— start Data provided —
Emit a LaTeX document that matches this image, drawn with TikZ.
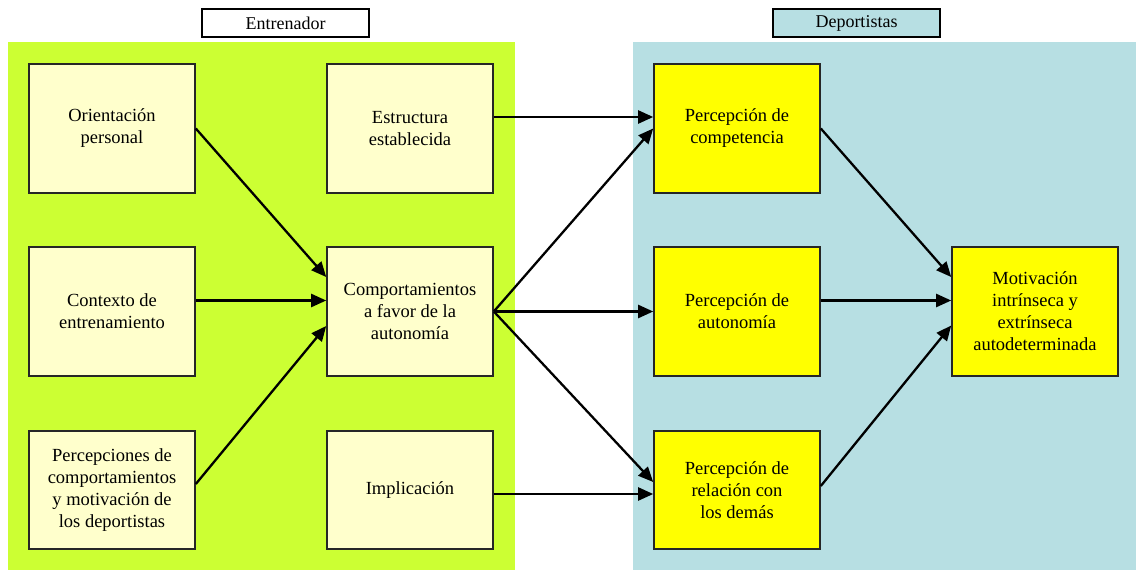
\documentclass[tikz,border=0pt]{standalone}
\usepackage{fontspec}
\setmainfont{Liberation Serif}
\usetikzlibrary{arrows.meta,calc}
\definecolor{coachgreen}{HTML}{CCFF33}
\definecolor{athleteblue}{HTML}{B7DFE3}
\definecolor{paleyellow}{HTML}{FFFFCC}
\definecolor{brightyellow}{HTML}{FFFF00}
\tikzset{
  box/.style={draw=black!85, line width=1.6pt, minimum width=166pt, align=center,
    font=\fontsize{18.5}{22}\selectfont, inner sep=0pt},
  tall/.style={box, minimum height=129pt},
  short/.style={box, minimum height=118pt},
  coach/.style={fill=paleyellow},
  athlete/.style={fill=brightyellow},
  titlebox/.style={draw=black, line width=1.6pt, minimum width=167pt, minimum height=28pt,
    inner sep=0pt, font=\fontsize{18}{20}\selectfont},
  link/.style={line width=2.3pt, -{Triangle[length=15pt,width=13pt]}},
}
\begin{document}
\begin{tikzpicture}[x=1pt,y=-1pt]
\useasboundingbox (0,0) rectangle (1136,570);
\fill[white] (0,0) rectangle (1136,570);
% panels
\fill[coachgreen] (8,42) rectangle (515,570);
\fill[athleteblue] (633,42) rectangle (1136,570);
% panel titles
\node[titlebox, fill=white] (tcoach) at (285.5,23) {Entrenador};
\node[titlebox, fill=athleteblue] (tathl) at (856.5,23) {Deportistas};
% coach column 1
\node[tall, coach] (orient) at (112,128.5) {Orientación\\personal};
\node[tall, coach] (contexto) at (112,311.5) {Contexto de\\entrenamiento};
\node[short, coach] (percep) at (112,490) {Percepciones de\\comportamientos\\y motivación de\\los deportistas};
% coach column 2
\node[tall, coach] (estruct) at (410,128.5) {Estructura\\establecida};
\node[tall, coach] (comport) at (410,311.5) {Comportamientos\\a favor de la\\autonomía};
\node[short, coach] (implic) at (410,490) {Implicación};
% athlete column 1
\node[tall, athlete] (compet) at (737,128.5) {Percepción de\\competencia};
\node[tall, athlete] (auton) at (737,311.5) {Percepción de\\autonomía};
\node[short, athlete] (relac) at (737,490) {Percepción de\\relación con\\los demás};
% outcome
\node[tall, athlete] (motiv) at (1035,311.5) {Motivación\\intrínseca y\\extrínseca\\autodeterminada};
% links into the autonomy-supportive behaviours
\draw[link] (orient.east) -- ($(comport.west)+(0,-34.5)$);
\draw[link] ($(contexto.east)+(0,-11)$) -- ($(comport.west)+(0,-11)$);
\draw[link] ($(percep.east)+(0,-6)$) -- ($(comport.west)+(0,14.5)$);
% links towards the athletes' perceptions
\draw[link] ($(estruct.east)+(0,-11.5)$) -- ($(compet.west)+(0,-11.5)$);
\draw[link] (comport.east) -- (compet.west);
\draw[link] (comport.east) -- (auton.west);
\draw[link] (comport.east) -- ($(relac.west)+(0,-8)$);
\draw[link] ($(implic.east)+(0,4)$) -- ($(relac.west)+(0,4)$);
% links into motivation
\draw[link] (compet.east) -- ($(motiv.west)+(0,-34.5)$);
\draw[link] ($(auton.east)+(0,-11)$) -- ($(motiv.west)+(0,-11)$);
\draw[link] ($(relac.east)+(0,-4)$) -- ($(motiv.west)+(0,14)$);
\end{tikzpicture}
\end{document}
— end Data provided —
§ **Work instructions**
Every line of text is to be repeated exactly; pictures are left out.

§ **Reply to the task**
Emit a LaTeX document that matches this image, drawn with TikZ.
\documentclass[tikz,border=0pt]{standalone}
\usepackage{fontspec}
\setmainfont{Liberation Serif}
\usetikzlibrary{arrows.meta,calc}
\definecolor{coachgreen}{HTML}{CCFF33}
\definecolor{athleteblue}{HTML}{B7DFE3}
\definecolor{paleyellow}{HTML}{FFFFCC}
\definecolor{brightyellow}{HTML}{FFFF00}
\tikzset{
  box/.style={draw=black!85, line width=1.6pt, minimum width=166pt, align=center,
    font=\fontsize{18.5}{22}\selectfont, inner sep=0pt},
  tall/.style={box, minimum height=129pt},
  short/.style={box, minimum height=118pt},
  coach/.style={fill=paleyellow},
  athlete/.style={fill=brightyellow},
  titlebox/.style={draw=black, line width=1.6pt, minimum width=167pt, minimum height=28pt,
    inner sep=0pt, font=\fontsize{18}{20}\selectfont},
  link/.style={line width=2.3pt, -{Triangle[length=15pt,width=13pt]}},
}
\begin{document}
\begin{tikzpicture}[x=1pt,y=-1pt]
\useasboundingbox (0,0) rectangle (1136,570);
\fill[white] (0,0) rectangle (1136,570);
% panels
\fill[coachgreen] (8,42) rectangle (515,570);
\fill[athleteblue] (633,42) rectangle (1136,570);
% panel titles
\node[titlebox, fill=white] (tcoach) at (285.5,23) {Entrenador};
\node[titlebox, fill=athleteblue] (tathl) at (856.5,23) {Deportistas};
% coach column 1
\node[tall, coach] (orient) at (112,128.5) {Orientación\\personal};
\node[tall, coach] (contexto) at (112,311.5) {Contexto de\\entrenamiento};
\node[short, coach] (percep) at (112,490) {Percepciones de\\comportamientos\\y motivación de\\los deportistas};
% coach column 2
\node[tall, coach] (estruct) at (410,128.5) {Estructura\\establecida};
\node[tall, coach] (comport) at (410,311.5) {Comportamientos\\a favor de la\\autonomía};
\node[short, coach] (implic) at (410,490) {Implicación};
% athlete column 1
\node[tall, athlete] (compet) at (737,128.5) {Percepción de\\competencia};
\node[tall, athlete] (auton) at (737,311.5) {Percepción de\\autonomía};
\node[short, athlete] (relac) at (737,490) {Percepción de\\relación con\\los demás};
% outcome
\node[tall, athlete] (motiv) at (1035,311.5) {Motivación\\intrínseca y\\extrínseca\\autodeterminada};
% links into the autonomy-supportive behaviours
\draw[link] (orient.east) -- ($(comport.west)+(0,-34.5)$);
\draw[link] ($(contexto.east)+(0,-11)$) -- ($(comport.west)+(0,-11)$);
\draw[link] ($(percep.east)+(0,-6)$) -- ($(comport.west)+(0,14.5)$);
% links towards the athletes' perceptions
\draw[link] ($(estruct.east)+(0,-11.5)$) -- ($(compet.west)+(0,-11.5)$);
\draw[link] (comport.east) -- (compet.west);
\draw[link] (comport.east) -- (auton.west);
\draw[link] (comport.east) -- ($(relac.west)+(0,-8)$);
\draw[link] ($(implic.east)+(0,4)$) -- ($(relac.west)+(0,4)$);
% links into motivation
\draw[link] (compet.east) -- ($(motiv.west)+(0,-34.5)$);
\draw[link] ($(auton.east)+(0,-11)$) -- ($(motiv.west)+(0,-11)$);
\draw[link] ($(relac.east)+(0,-4)$) -- ($(motiv.west)+(0,14)$);
\end{tikzpicture}
\end{document}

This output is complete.